Outre les conditions de travail précaires, l’exploitation professionnelle, les obstacles administratifs et le manque de solutions de logement, l’accès aux soins de santé est un autre grand problème pour les citoyens mobiles de l’Union en situation de précarité qui n’ont pas d’assurance-santé dans le pays dans lequel ils vivent. Ceci est particulièrement difficile pour les personnes souffrant de maladies chroniques, pour lesquelles l’administration continue et régulière de médicaments est essentielle. Les citoyens mobiles de l’Union qui n’ont pas d’assurance sont confrontés à des problèmes majeurs et, dans certains cas, mortels. Pour prévenir l’escalade de ces maladies chroniques qui nécessitent des traitements d’urgence, l’accès aux soins de santé est essentiel. Certaines solutions incroyablement efficaces à ce problème ont été développées par des membres de la FEANTSA, notamment à Vienne, où neunerhaus dirige une clinique de santé accessible à tous les patients, assurés ou non, et où les citoyens mobiles de l’Union en situation de précarité peuvent accéder aux traitements vitaux dont ils ont besoin.
Dans un monde parfait, tout le monde devrait pouvoir accéder aux services disponibles dans la ville dans laquelle il vit.
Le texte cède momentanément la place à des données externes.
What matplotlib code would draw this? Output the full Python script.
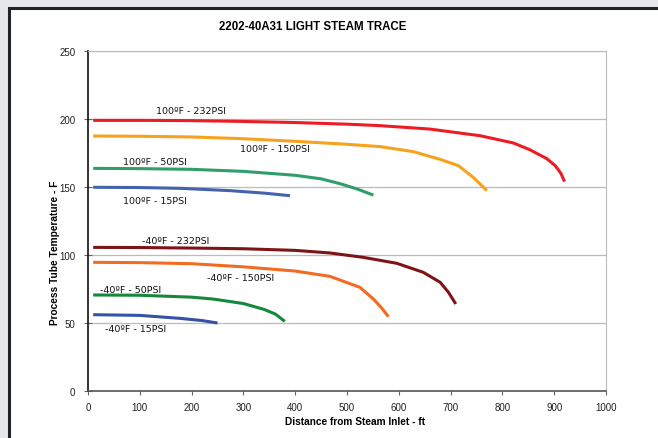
import matplotlib.pyplot as plt
from matplotlib.patches import Rectangle

# ----- data -----

x_232_hot = [10, 100, 200, 300, 400, 500, 564, 660, 757, 821, 853, 885, 902, 913, 920]
y_232_hot = [199, 199, 198.8, 198.2, 197.4, 196.2, 195.1, 192.6, 187.7, 182.4, 177.4, 171, 165.7, 160, 154]

x_150_hot = [10, 100, 200, 300, 400, 500, 564, 628, 680, 715, 744, 770]
y_150_hot = [187.5, 187.3, 186.8, 185.5, 183.6, 181.4, 179.7, 176, 170.3, 165.7, 157, 147.3]

x_50_hot = [10, 100, 200, 300, 400, 450, 486, 520, 551]
y_50_hot = [163.7, 163.5, 163, 161.5, 158.6, 156, 152.5, 148.5, 144]

x_15_hot = [10, 100, 180, 275, 340, 390]
y_15_hot = [149.8, 149.6, 149, 147.3, 145.5, 143.6]

x_232_cold = [10, 100, 200, 300, 400, 467, 531, 596, 647, 680, 696, 710]
y_232_cold = [105.6, 105.5, 105.1, 104.6, 103.4, 101.5, 98.3, 93.9, 87.3, 79.9, 72.5, 64]

x_150_cold = [10, 100, 200, 300, 400, 467, 525, 551, 567, 580]
y_150_cold = [94.6, 94.4, 93.6, 91.3, 88.2, 84.3, 76.2, 67.6, 61, 54.6]

x_50_cold = [10, 100, 200, 242, 300, 340, 362, 380]
y_50_cold = [70.6, 70.4, 69, 67.6, 64.3, 60, 56.5, 51.2]

x_15_cold = [10, 100, 178, 220, 250]
y_15_cold = [56.1, 55.6, 53.4, 51.8, 50]

x_ticks = [0, 100, 200, 300, 400, 500, 600, 700, 800, 900, 1000]
y_ticks = [0, 50, 100, 150, 200, 250]

# ----- figure with the grey frame and white panel -----

fig = plt.figure(figsize=(6.58, 4.39), dpi=100, facecolor="#e6e7e8")
fig.patches.append(Rectangle((9 / 658, -0.1), 1.2, 1.1 - 9 / 439,
                             transform=fig.transFigure, facecolor="white",
                             edgecolor="#222222", linewidth=2.2, zorder=-5))

ax = fig.add_axes([88 / 658, 1 - 392 / 439, 518 / 658, 340 / 439], zorder=2)

lw = 2.2
ax.plot(x_232_hot, y_232_hot, color="#ed1c24", lw=lw, solid_capstyle="butt", solid_joinstyle="round")
ax.plot(x_150_hot, y_150_hot, color="#f7a11d", lw=lw, solid_capstyle="butt", solid_joinstyle="round")
ax.plot(x_50_hot, y_50_hot, color="#2f9e6b", lw=lw, solid_capstyle="butt", solid_joinstyle="round")
ax.plot(x_15_hot, y_15_hot, color="#4462b0", lw=lw, solid_capstyle="butt", solid_joinstyle="round")
ax.plot(x_232_cold, y_232_cold, color="#7d1518", lw=lw, solid_capstyle="butt", solid_joinstyle="round")
ax.plot(x_150_cold, y_150_cold, color="#f36b22", lw=lw, solid_capstyle="butt", solid_joinstyle="round")
ax.plot(x_50_cold, y_50_cold, color="#15883b", lw=lw, solid_capstyle="butt", solid_joinstyle="round")
ax.plot(x_15_cold, y_15_cold, color="#3452a8", lw=lw, solid_capstyle="butt", solid_joinstyle="round")

# ----- curve labels -----

lab = dict(fontsize=6.8, color="#111111", family="DejaVu Sans", va="center")
ax.text(132, 206, "100ºF - 232PSI", **lab)
ax.text(293, 178.5, "100ºF - 150PSI", **lab)
ax.text(68, 169, "100ºF - 50PSI", **lab)
ax.text(68, 140.4, "100ºF - 15PSI", **lab)
ax.text(105, 110.5, "-40ºF - 232PSI", **lab)
ax.text(230, 83.6, "-40ºF - 150PSI", **lab)
ax.text(24, 74.3, "-40ºF - 50PSI", **lab)
ax.text(33, 46.1, "-40ºF - 15PSI", **lab)

# ----- axes styling -----

ax.set_xlim(0, 1000)
ax.set_ylim(0, 250)
ax.set_xticks(x_ticks)
ax.set_yticks(y_ticks)
ax.tick_params(axis="both", labelsize=7, colors="#222222")
ax.tick_params(axis="y", direction="inout", length=6, width=0.8, pad=6, color="#666666")
ax.tick_params(axis="x", direction="out", length=3, width=0.8, pad=5, color="#666666")
for lbl in ax.get_xticklabels() + ax.get_yticklabels():
    lbl.set_family("Liberation Sans")

ax.grid(True, axis="y", color="#bbbbbb", lw=0.9)
ax.set_axisbelow(True)
ax.spines["left"].set_color("#111111")
ax.spines["left"].set_linewidth(1.2)
ax.spines["bottom"].set_color("#555555")
ax.spines["bottom"].set_linewidth(1.2)
ax.spines["top"].set_color("#bbbbbb")
ax.spines["right"].set_color("#bbbbbb")

fig.text(313 / 658, 1 - 27 / 439, "2202-40A31 LIGHT STEAM TRACE", ha="center", va="center",
         fontsize=8.3, fontweight="bold", family="Liberation Sans")
fig.text(355 / 658, 1 - 422 / 439, "Distance from Steam Inlet - ft", ha="center", va="center",
         fontsize=7.3, fontweight="bold", family="Liberation Sans")
fig.text(55 / 658, 1 - 253 / 439, "Process Tube Temperature - F", ha="center", va="center",
         rotation=90, fontsize=7.3, fontweight="bold", family="Liberation Sans")

plt.savefig("out.png", dpi=100, facecolor=fig.get_facecolor())
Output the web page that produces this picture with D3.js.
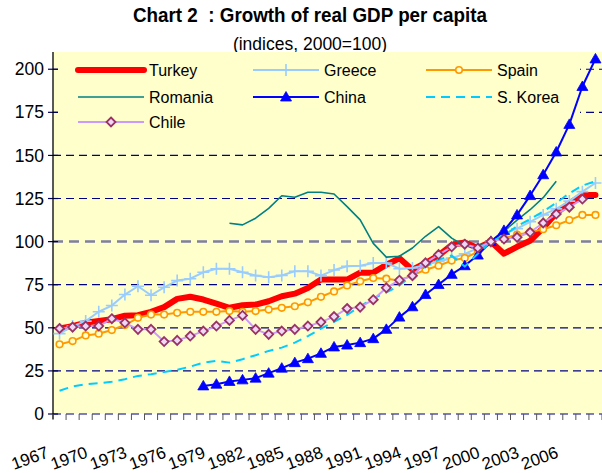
<!DOCTYPE html>
<html><head><meta charset="utf-8">
<script src="https://cdn.jsdelivr.net/npm/d3@7"></script>
<style>
html,body{margin:0;padding:0;background:#fff;}
svg{display:block;font-family:Arial,"Liberation Sans",sans-serif;}
</style></head>
<body><svg id="c" width="602" height="473"></svg>
<script>
const years = [1967,1968,1969,1970,1971,1972,1973,1974,1975,1976,1977,1978,1979,1980,1981,1982,1983,1984,1985,1986,1987,1988,1989,1990,1991,1992,1993,1994,1995,1996,1997,1998,1999,2000,2001,2002,2003,2004,2005,2006,2007,2008];
const xTickLabels = ["1967","1970","1973","1976","1979","1982","1985","1988","1991","1994","1997","2000","2003","2006"];
const yTicks = [0,25,50,75,100,125,150,175,200];

const turkey = [49.6,51,53,54,55,57,57.3,59.3,62,66.8,68,66.4,64,61.6,63.1,63.5,65.4,68.3,69.8,73.1,78,78,78,82,82,86.6,90.3,83.7,87.6,92,98,99.5,96.3,100,93,97,100.5,108,116.5,122.3,127,127];
const greece = [46.6,51,53.9,59.3,62.9,69.3,74.1,68.9,73.5,77.4,78.5,82.2,84.3,84.3,82.2,80.3,79.3,80.4,82.8,82.8,80.3,83.5,85.7,86,87.6,87.6,84.3,84.7,86.5,88.5,90.4,92.9,96.2,100,104.5,107.5,111.5,115.5,119,123.5,129,134];
const spain = [40.4,42.3,45.6,46.6,48.7,51.6,55.8,57.7,57.7,58.7,59.3,59.3,59.3,59.7,59.3,59.7,60.6,61.6,62.5,64.8,68,71.1,74.6,77,78.9,78.5,77.5,80.5,83.7,86,89,90.5,94,100,102,104,105.5,107.2,109.5,112.5,115.5,115.5];
const romania = [null,null,null,null,null,null,null,null,null,null,null,null,null,110.7,109.7,113.6,119.3,126.6,125.7,128.6,128.6,127.6,120.3,112.6,99,91,91.5,96.3,103.1,108.7,102,97.5,97.5,100,106,112.5,118.5,125.5,135,null,null,null];
const china = [null,null,null,null,null,null,null,null,null,null,null,16.3,17.3,18.9,19.8,20.8,23.7,26.6,29.8,32.1,35.2,38.9,40,41.4,43.7,49.1,56.2,62.2,69.3,75.1,81,86,92.2,100,106.5,115.5,126.7,138.8,152,168,190,206];
const korea = [13.5,16,17.3,17.9,18.7,20.2,22.1,23.1,24.4,25.6,27.5,29.8,30.8,29.8,31.8,34.1,36.6,38.5,41.4,45.2,49.5,53.5,57.5,62.5,67,70.5,74.5,80.5,85.5,89.5,92,85.5,93,100,103.5,109,113,117.5,122.5,128,132.5,135];
const chile = [49.6,50.4,51,51,55.3,52.9,49.1,49.1,42,42.7,45.2,48.1,51,54.3,57.2,49.1,46.2,48.1,49.1,51,53.3,56.5,61.2,62,66.3,73.2,77.6,80.2,87.7,92.5,97,98.5,96.3,100,101.5,102.5,105.4,110.8,116,120,124.7,null];

const seriesNames = ["Turkey","Greece","Spain","Romania","China","S. Korea","Chile"];
const seriesValues = [turkey, greece, spain, romania, china, korea, chile];

const styles = {
  "Turkey":  {color:"#FF0000", width:6, dash:null, marker:null},
  "Greece":  {color:"#99CCFF", width:2, dash:null, marker:"plus"},
  "Spain":   {color:"#FF9900", width:2, dash:null, marker:"circle"},
  "Romania": {color:"#008080", width:1.6, dash:null, marker:null},
  "China":   {color:"#0000FF", width:2, dash:null, marker:"triangle"},
  "S. Korea":{color:"#00CCFF", width:2, dash:"9,6", marker:null},
  "Chile":   {color:"#CC99FF", width:2, dash:null, marker:"diamond"}
};

const svg = d3.select("#c");
const L = 53, R = 602, T = 52, B = 414;
const x = d3.scaleBand().domain(years).range([L, R]).paddingInner(0).paddingOuter(0);
const cx = d => x(d) + x.bandwidth()/2;
const y = d3.scaleLinear().domain([0,210]).range([B, T]);

// title
svg.append("text").attr("x",310).attr("y",22).attr("text-anchor","middle")
  .attr("textLength",354).attr("lengthAdjust","spacingAndGlyphs")
  .style("font-weight","bold").style("font-size","20px").style("white-space","pre")
  .text("Chart 2  : Growth of real GDP per capita");
svg.append("text").attr("x",310).attr("y",50).attr("text-anchor","middle")
  .style("font-size","17.5px").text("(indices, 2000=100)");

// plot background
svg.append("rect").attr("x",L).attr("y",T).attr("width",R-L).attr("height",B-T).attr("fill","#FFFFCC");

// gridlines
svg.append("g").selectAll("line").data(yTicks).join("line")
  .attr("x1",L).attr("x2",R).attr("y1",d=>y(d)).attr("y2",d=>y(d))
  .attr("stroke",d=>d===100?"#7F7F9F":"#000080")
  .attr("stroke-width",d=>d===100?2.5:1.2)
  .attr("stroke-dasharray",d=>d===100?"10,6":"8,5");

// legend background (hides gridlines beneath it, series drawn over)
svg.append("rect").attr("x",58).attr("y",55).attr("width",522).attr("height",80).attr("fill","#FFFFCC");

// y axis
const yAxis = d3.axisLeft(y).tickValues(yTicks).tickSize(0).tickPadding(9);
const gy = svg.append("g").attr("transform",`translate(${L},0)`).call(yAxis);
gy.select(".domain").remove();
gy.selectAll("text").style("font-size","17.5px").attr("fill","#000").attr("font-family","Arial, 'Liberation Sans', sans-serif");
svg.append("g").selectAll("line").data(yTicks).join("line")
  .attr("x1",L-5).attr("x2",L+5).attr("y1",d=>y(d)).attr("y2",d=>y(d))
  .attr("stroke","#000060").attr("stroke-width",1.2);
svg.append("line").attr("x1",L).attr("x2",L).attr("y1",T).attr("y2",B+5).attr("stroke","#000").attr("stroke-width",1.3);

// x axis ticks at category boundaries
const bounds = years.map(d => x(d)).concat([R]);
svg.append("g").selectAll("line").data(bounds).join("line")
  .attr("x1",d=>d).attr("x2",d=>d).attr("y1",B).attr("y2",B+6)
  .attr("stroke","#555").attr("stroke-width",1);

// x labels
svg.append("g").selectAll("text").data(xTickLabels).join("text")
  .attr("transform",d=>`translate(${cx(+d)-10},457) rotate(-20)`)
  .attr("text-anchor","end").style("font-size","17px").text(d=>d);

// series
const line = d3.line().defined(d=>d.v!==null).x(d=>cx(d.yr)).y(d=>y(d.v));
const gs = svg.append("g");
seriesNames.forEach((name,i)=>{
  const st = styles[name];
  const pts = years.map((yr,j)=>({yr, v: seriesValues[i][j]}));
  gs.append("path").datum(pts).attr("d",line).attr("fill","none")
    .attr("stroke",st.color).attr("stroke-width",st.width)
    .attr("stroke-linejoin","round").attr("stroke-linecap",name==="Turkey"?"round":"butt")
    .attr("stroke-dasharray",st.dash);
  const valid = pts.filter(d=>d.v!==null);
  drawMarkers(gs, valid.map(d=>[cx(d.yr), y(d.v)]), st);
});

function drawMarkers(g, coords, st){
  if(!st.marker) return;
  const mg = g.append("g");
  coords.forEach(([px,py])=>{
    if(st.marker==="plus"){
      mg.append("path").attr("d",`M${px-6},${py}H${px+6}M${px},${py-6}V${py+6}`)
        .attr("stroke",st.color).attr("stroke-width",1.6).attr("fill","none");
    } else if(st.marker==="circle"){
      mg.append("circle").attr("cx",px).attr("cy",py).attr("r",3.3)
        .attr("fill","#FFFFCC").attr("stroke",st.color).attr("stroke-width",1.6);
    } else if(st.marker==="triangle"){
      mg.append("path").attr("d",`M${px},${py-5.5}L${px+5.5},${py+4}L${px-5.5},${py+4}Z`)
        .attr("fill",st.color).attr("stroke",st.color).attr("stroke-width",0.8);
    } else if(st.marker==="diamond"){
      mg.append("path").attr("d",`M${px},${py-4.5}L${px+4.5},${py}L${px},${py+4.5}L${px-4.5},${py}Z`)
        .attr("fill","#EED8F5").attr("stroke","#993366").attr("stroke-width",1.8);
    }
  });
}

// legend entries
const lg = svg.append("g");
const colX = [78,253,426];
const rowY = [70,97,122];
seriesNames.forEach((name,i)=>{
  const c = i%3, r = Math.floor(i/3);
  const x0 = colX[c], yy = rowY[r], st = styles[name];
  lg.append("line").attr("x1",x0).attr("x2",x0+66).attr("y1",yy).attr("y2",yy)
    .attr("stroke",st.color).attr("stroke-width",st.width)
    .attr("stroke-linecap",name==="Turkey"?"round":"butt")
    .attr("stroke-dasharray",st.dash);
  drawMarkers(lg, [[x0+33,yy]], st);
  lg.append("text").attr("x",x0+71).attr("y",yy+6).style("font-size","16px").text(name);
});
</script></body></html>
Malheureusement, ce n’est pas le cas. L’accès aux allocations sociales et aux services est conditionné au droit de séjour. Toutefois, le droit de séjour pour les citoyens mobiles de l’Union peut être un problème très compliqué. Le droit européen couvre clairement certaines catégories de citoyens mobiles de l’Union alors que c’est nettement moins clair pour d’autres catégories. En outre, l’interprétation faite par les autorités nationales et, par conséquent, l’application du droit européen au niveau national peuvent s’avérer particulièrement problématiques. Au cours de ces dernières années, nous avons constaté une tendance claire à la limitation du droit de séjour pour les citoyens mobiles de l’Union.
Les autorités publiques, en particulier les municipalités, recherchent sans relâche des solutions et la collaboration entre celles-ci et les services d’aide aux sans-abri doit être renforcée. Il est particulièrement urgent d’éviter des solutions dans lesquelles l’aide d’ONG peut fragiliser le droit de séjour de citoyens mobiles de l’Union. Au cours de ces dernières années, les choix politiques ont mis beaucoup de pression sur les services d’aide aux sans-abri, notamment pour fournir un accompagnement aux migrants en situation irrégulière, incluant des citoyens de l’Union.
À la FEANTSA, nous défendons l’accès aux services pour tous, quel que soit le statut administratif, et nous sommes conscients des problèmes rencontrés par nos membres ainsi que des décisions difficiles qu’ils doivent prendre. Nous invitons les autorités publiques à travailler avec nous pour trouver des solutions.